Из множественных причин смерти, записанных священниками в дореволюционной России, особенно тронули: от естественного изнурения сил, по требованию времени, от природной обветшалости, от собачьей старости. Или вот: застрелился в меланхолическом состоянии. Какое лирическое всё же было время, как будто совсем не бытовое, хотя, конечно, это не так. Но язык необыкновенно облагораживал низкую действительность. Не констатация, а поэзия. И ещё, какое чудное утраченное слово – родинолюбие. Предмет такой в гимназии был, и учебник к нему.
Из истории переводов. Перевели на французский «Войну и мир». Прислали автору экземпляр. Лев Николаевич открывает книгу наугад и натыкается на чудесное. – Ах вы, сени мои, сени… – переводчик перевёл как: – Ах, вестибюль мой, вестибюль… Граф хватается за голову и ругаясь последними словами швыряет книгу куда подальше.
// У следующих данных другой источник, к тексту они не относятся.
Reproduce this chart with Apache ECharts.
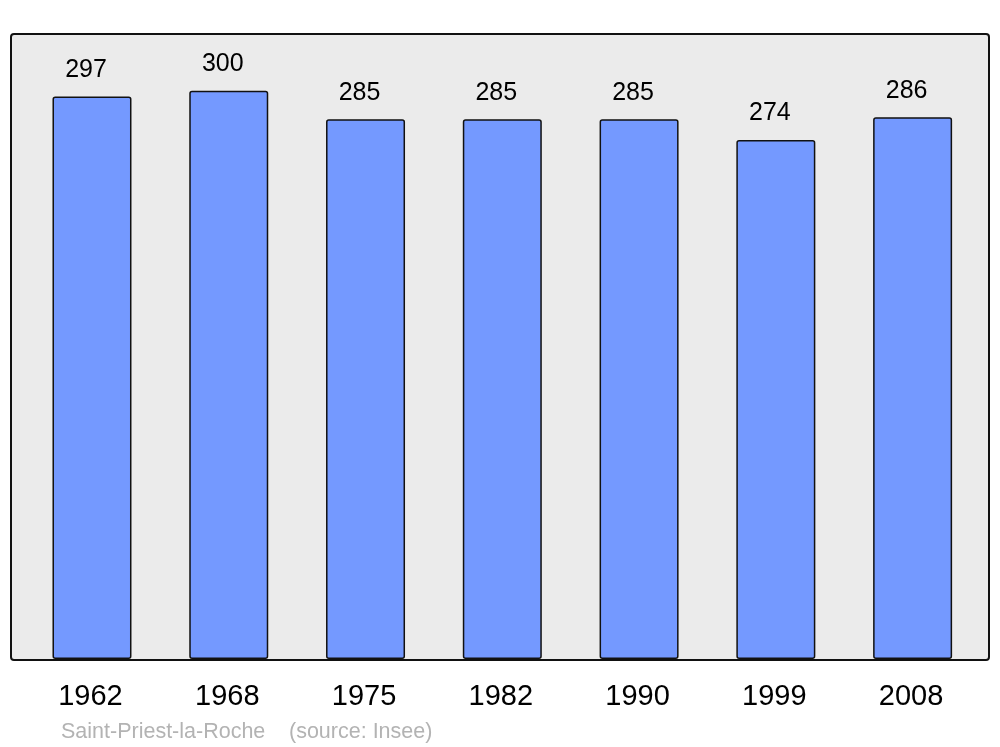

Может, и брехня, но смешная.
Надпись на одной из кормушек в Чехии: «Будь добр к птицам, они единственные, кто будет петь у твоей могилы, когда тебя все забудут».
Фраза «Прекрасные лагерные стихи» заставляет вздрогнуть от стилистической неуместности.
Сталин был третьим ребёнком в семье. Двое первых умерли во младенчестве. Та же история с Гитлером, его старшие брат и сестра умерли, едва родившись, он был третьим. Для чего выжили эти третьи? Как это может быть совпадением? Вопросы к Богу? А к кому ещё, у людей об этом спрашивать бессмысленно. И если исходить из того, что Бог всё же есть, возникает следующий горький вопрос: при такой твоей снисходительности к выжившему злу ты человеку зачем?
Как же была умна Майя Туровская. Одной фразой определить всю эстетику кино Киры Муратовой: Кино моего каприза. Точнее не скажешь.
Шедевр – это не тогда, когда сложно, это когда просто, но неповторимо.
Интересно, кому бывает тяжелее – воспитанному человеку впасть в грех сквернословия и грубости, или наоборот, хаму изображать воспитанного человека?